Karlo Smid

Elixir Developer @ Yolo

Karlo created his first core dump file in C in 1994 and his first Elixir core dump file in 2016. Currently, he is creating Elixir code that runs as a microservice in the Yolo infrastructure. In his free time, Karlo walks, does stand-up comedy, practices Rubik Cube solving, and he is probably The Worst Chess Player In The World (TWCPITW).

Talk:
Taming 20 Million Oban Jobs in Production

What happens when a queue meant for thousands of jobs swells to 20 million—and keeps growing? In this talk, I’ll walk you through a real-world incident where our Oban queue spiraled out of control in production. We’ll dissect what led to this situation, how we investigated the root cause without halting traffic, and the changes we made to restore stability. This isn’t just a story about background jobs—it’s a practical lesson in diagnosing live systems, managing back pressure, and making safe trade-offs in production. As a bonus, I’ll share battle-tested design tips for building resilient systems with Oban—from queue isolation and job retries to rate-limiting and observability.

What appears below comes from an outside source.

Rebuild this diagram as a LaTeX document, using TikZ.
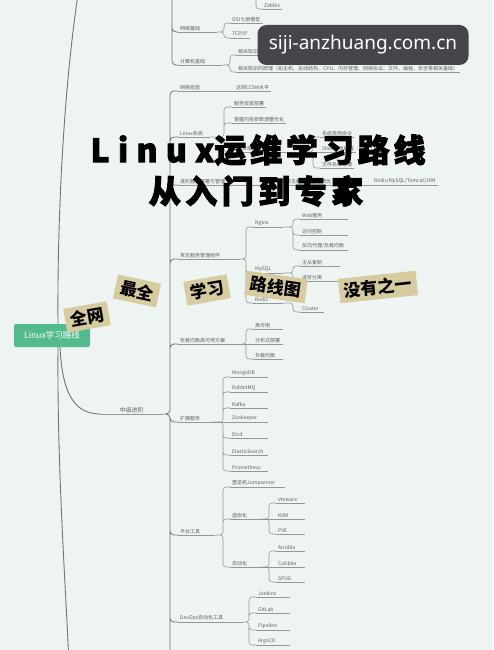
\documentclass[tikz,border=0pt]{standalone}
\usepackage{fontspec}
\newfontfamily\cjk{Noto Sans CJK SC}
\newfontfamily\titlefont{Noto Sans CJK SC}[FakeBold=3]
\newfontfamily\wmfont{Noto Sans}

\definecolor{bg}{RGB}{238,244,242}
\definecolor{linec}{RGB}{150,150,150}
\definecolor{trunkc}{RGB}{115,115,115}
\definecolor{txtc}{RGB}{95,95,95}
\definecolor{rootc}{RGB}{82,186,142}
\definecolor{tagc}{RGB}{214,204,160}
\definecolor{wmc}{RGB}{70,69,76}

\begin{document}
\begin{tikzpicture}[x=1pt,y=-1pt,
  lbl/.style={font=\cjk\fontsize{5}{6}\selectfont, text=txtc, anchor=south west,
    inner xsep=2pt, inner ysep=1.3pt,
    append after command={(\tikzlastnode.south west) edge[ul] (\tikzlastnode.south east)}},
  tw/.style={text width=#1, align=left},
  ul/.style={draw=linec, line width=0.55pt},
  conn/.style={draw=linec, line width=0.55pt, rounded corners=3pt},
  conn2/.style={draw=trunkc, line width=0.8pt, rounded corners=4pt},
  trunk/.style={draw=trunkc, line width=0.9pt},
  br/.style={to path={-| ([xshift=-#1]\tikztotarget.south west) -- (\tikztotarget.south west)}},
  br/.default=7pt,
  rootbox/.style={fill=rootc, text=white, font=\cjk\fontsize{8.5}{10}\selectfont,
    minimum width=76pt, minimum height=23pt, rounded corners=2pt, inner sep=2pt},
  tag/.style={fill=tagc, text=black, font=\cjk\bfseries\fontsize{17}{19}\selectfont,
    inner xsep=5pt, inner ysep=4pt},
  titletxt/.style={font=\titlefont\bfseries\fontsize{32}{34}\selectfont, text=black, inner sep=0pt},
  wm/.style={fill=wmc, rounded corners=9pt, minimum width=211pt, minimum height=40pt,
    text=white, font=\wmfont\fontsize{19}{22}\selectfont}
]
\useasboundingbox (0,0) rectangle (493,650);
\fill[bg] (0,0) rectangle (493,650);
\clip (0,0) rectangle (493,650);

% ---------- root and its trunk lines ----------
\node[rootbox] (root) at (52,335.5) {Linux学习路线};
\coordinate (topEnd) at (82,-30);
\coordinate (botEnd) at (70,690);
\draw[trunk] ([xshift=6pt]root.north) .. controls (57,200) and (66,60) .. (topEnd);
\draw[trunk] ([xshift=6pt]root.south) .. controls (57,480) and (67,600) .. (botEnd);

% ---------- upper branch (parent above the frame) ----------
\coordinate (topP) at (150,-25);
\coordinate (zbP) at (240,-20);
\node[lbl] (zbx) at (262,9) {Zabbix};
\node[lbl, tw=35pt] (netb) at (178,32) {网络基础};
\node[lbl] (osi) at (230,23) {OSI七层模型};
\node[lbl] (tcp) at (230,38) {TCP/IP};
\node[lbl, tw=40pt] (comp) at (178,65) {计算机基础};
\node[lbl] (ka) at (236,55) {相关知识的学习};
\node[lbl] (kb) at (236,72) {相关知识的原理（如主机、总线结构、CPU、内存管理、网络协议、文件、编程、安全等相关基础）};
\draw[conn] (zbP) to[br=6pt] (zbx);
\draw[conn2] (topP) to[br=6pt] (netb) (topP) to[br=6pt] (comp);
\draw[conn] (netb.south east) to[br=6pt] (osi) (netb.south east) to[br=6pt] (tcp);
\draw[conn] (comp.south east) to[br=6pt] (ka) (comp.south east) to[br=6pt] (kb);

% ---------- intermediate branch ----------
\node[lbl, tw=59pt, align=center, font=\cjk\fontsize{6}{7}\selectfont] (mid) at (100,414) {中级进阶};
\draw[trunk] ([xshift=8pt]root.south) .. controls (62,385) and (70,414) .. (mid.south west);
\coordinate (midEnd) at (170,700);

\node[lbl, tw=46pt] (c1) at (178,91) {网络技能};
\node[lbl] (c1a) at (234,91) {达到CCNA水平};
\draw[conn] (c1.south east) -- (c1a.south west);

\node[lbl, tw=28pt] (c2) at (178,137) {Linux系统};
\node[lbl] (c2a) at (232,107) {服务安装部署};
\node[lbl] (c2b) at (232,123) {掌握内核参数调整优化};
\node[lbl, tw=72pt] (c2c) at (232,152) {Linux常用服务管理};
\node[lbl] (c2c1) at (320,137) {系统常用命令};
\node[lbl] (c2c2) at (320,152) {Shell脚本编程};
\node[lbl] (c2c3) at (320,168) {文件系统原理};
\draw[conn] (c2.south east) to[br=8pt] (c2a) (c2.south east) to[br=8pt] (c2b) (c2.south east) to[br=8pt] (c2c);
\draw[conn] (c2c.south east) to[br] (c2c1) (c2c.south east) to[br] (c2c3);
\draw[conn] (c2c.south east) -- (c2c2.south west);

\node[lbl, tw=76pt] (c3) at (178,185) {进阶服务部署与管理};
\node[lbl, tw=98pt] (c3a) at (264,185) {熟练掌握常见服务配置与调优};
\node[lbl] (c3b) at (372,185) {Redis/MySQL/Tomcat/JVM};
\draw[conn] (c3.south east) -- (c3a.south west) (c3a.south east) -- (c3b.south west);

\node[lbl, tw=58pt] (c4) at (178,259) {常见服务管理组件};
\node[lbl, tw=26pt] (ng) at (253,227) {Nginx};
\node[lbl, tw=26pt] (my) at (253,273) {MySQL};
\node[lbl, tw=26pt] (rd) at (253,303) {Redis};
\node[lbl, tw=44pt] (ng1) at (300,219) {Web服务};
\node[lbl, tw=44pt] (ng2) at (300,235) {访问控制};
\node[lbl, tw=44pt] (ng3) at (300,250) {反向代理/负载均衡};
\node[lbl, tw=36pt] (my1) at (300,266) {主从复制};
\node[lbl, tw=36pt] (my2) at (300,281) {读写分离};
\node[lbl, tw=20pt] (rd1) at (300,312) {Cluster};
\draw[conn] (c4.south east) to[br] (ng) (c4.south east) to[br] (my) (c4.south east) to[br] (rd);
\draw[conn] (ng.south east) to[br] (ng1) (ng.south east) to[br] (ng2) (ng.south east) to[br] (ng3);
\draw[conn] (my.south east) to[br] (my1) (my.south east) to[br] (my2);
\draw[conn] (rd.south east) to[br] (rd1);

\node[lbl, tw=59pt] (c5) at (178,344) {负载均衡高可用方案};
\node[lbl, tw=26pt] (c5a) at (253,329) {高可用};
\node[lbl, tw=26pt] (c5b) at (253,344) {分布式部署};
\node[lbl, tw=26pt] (c5c) at (253,359) {负载均衡};
\draw[conn] (c5.south east) to[br] (c5a) (c5.south east) to[br] (c5c);
\draw[conn] (c5.south east) -- (c5b.south west);

\node[lbl, tw=31pt] (c6) at (178,422) {扩展服务};
\node[lbl, tw=34pt] (e1) at (230,377) {MongoDB};
\node[lbl, tw=34pt] (e2) at (230,392) {RabbitMQ};
\node[lbl, tw=34pt] (e3) at (230,408) {Kafka};
\node[lbl, tw=34pt] (e4) at (230,422) {Zookeeper};
\node[lbl, tw=34pt] (e5) at (230,438) {Etcd};
\node[lbl, tw=34pt] (e6) at (230,455) {ElasticSearch};
\node[lbl, tw=34pt] (e7) at (230,471) {Prometheus};
\draw[conn] (c6.south east) to[br] (e1) (c6.south east) to[br] (e2) (c6.south east) to[br] (e3)
  (c6.south east) to[br] (e5) (c6.south east) to[br] (e6) (c6.south east) to[br] (e7);
\draw[conn] (c6.south east) -- (e4.south west);

\node[lbl, tw=33pt] (c7) at (178,535) {平台工具};
\node[lbl, tw=51pt] (p1) at (230,487) {堡垒机Jumpserver};
\node[lbl, tw=27pt] (p2) at (230,519) {虚拟化};
\node[lbl, tw=27pt] (p3) at (230,567) {自动化};
\node[lbl, tw=25pt] (v1) at (276,503) {Vmware};
\node[lbl, tw=25pt] (v2) at (276,519) {KVM};
\node[lbl, tw=25pt] (v3) at (276,534) {PVE};
\node[lbl, tw=25pt] (a1) at (276,551) {Ansible};
\node[lbl, tw=25pt] (a2) at (276,567) {Cobbler};
\node[lbl, tw=25pt] (a3) at (276,582) {SPUG};
\draw[conn] (c7.south east) to[br] (p1) (c7.south east) to[br] (p2) (c7.south east) to[br] (p3);
\draw[conn] (p2.south east) to[br] (v1) (p2.south east) to[br] (v3);
\draw[conn] (p2.south east) -- (v2.south west);
\draw[conn] (p3.south east) to[br] (a1) (p3.south east) to[br] (a3);
\draw[conn] (p3.south east) -- (a2.south west);

\node[lbl, tw=61pt] (c8) at (178,622) {DevOps自动化工具};
\node[lbl, tw=30pt] (d1) at (256,597) {Jenkins};
\node[lbl, tw=30pt] (d2) at (256,613) {GitLab};
\node[lbl, tw=30pt] (d3) at (256,630) {Pipeline};
\node[lbl, tw=30pt] (d4) at (256,645) {ArgoCD};
\draw[conn] (c8.south east) to[br] (d1) (c8.south east) to[br] (d2)
  (c8.south east) to[br] (d3) (c8.south east) to[br] (d4);

% connectors from the intermediate node to its children
\draw[conn2] (mid.south east) to[br=8pt] (c1) (mid.south east) to[br=8pt] (c2)
  (mid.south east) to[br=8pt] (c3) (mid.south east) to[br=8pt] (c4)
  (mid.south east) to[br=8pt] (c5) (mid.south east) to[br=8pt] (c6)
  (mid.south east) to[br=8pt] (c7) (mid.south east) to[br=8pt] (c8)
  (mid.south east) -| (midEnd);

% ---------- headline ----------
\node[titletxt] (title1) at (258,150)
  {\addfontfeature{LetterSpace=26}Linux\addfontfeature{LetterSpace=12}运维学习路线};
\node[titletxt] (title2) at (256,191)
  {\addfontfeature{LetterSpace=14}从入门到专家};

% ---------- stickers ----------
\node[tag, rotate=10] (tQuan) at (87,317) {全网};
\node[tag, rotate=-12] (tZui) at (137,291) {最全};
\node[tag, rotate=10] (tXue) at (207,290) {学习};
\node[tag, rotate=-8] (tLu) at (276,287) {路线图};
\node[tag, rotate=6] (tMei) at (378,287) {没有之一};

% ---------- site badge ----------
\node[wm] (wmark) at (363,45) {siji-anzhuang.com.cn};
\end{tikzpicture}
\end{document}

Whether you’re scaling a system or preventing your own “20 million jobs” moment, these lessons will help.

Key Takeaways:

  • Strategies for debugging and resolving large-scale queue backlogs

  • Practical advice for running Oban in production environments

  • How to design job-processing systems that are resilient and observable

  • Techniques for managing job volume, retries, and queue isolation

  • Bonus tips from real-world experience designing with Oban

Target Audience:

  • Elixir developers, DevOps, and engineering leads working with or planning to adopt Oban.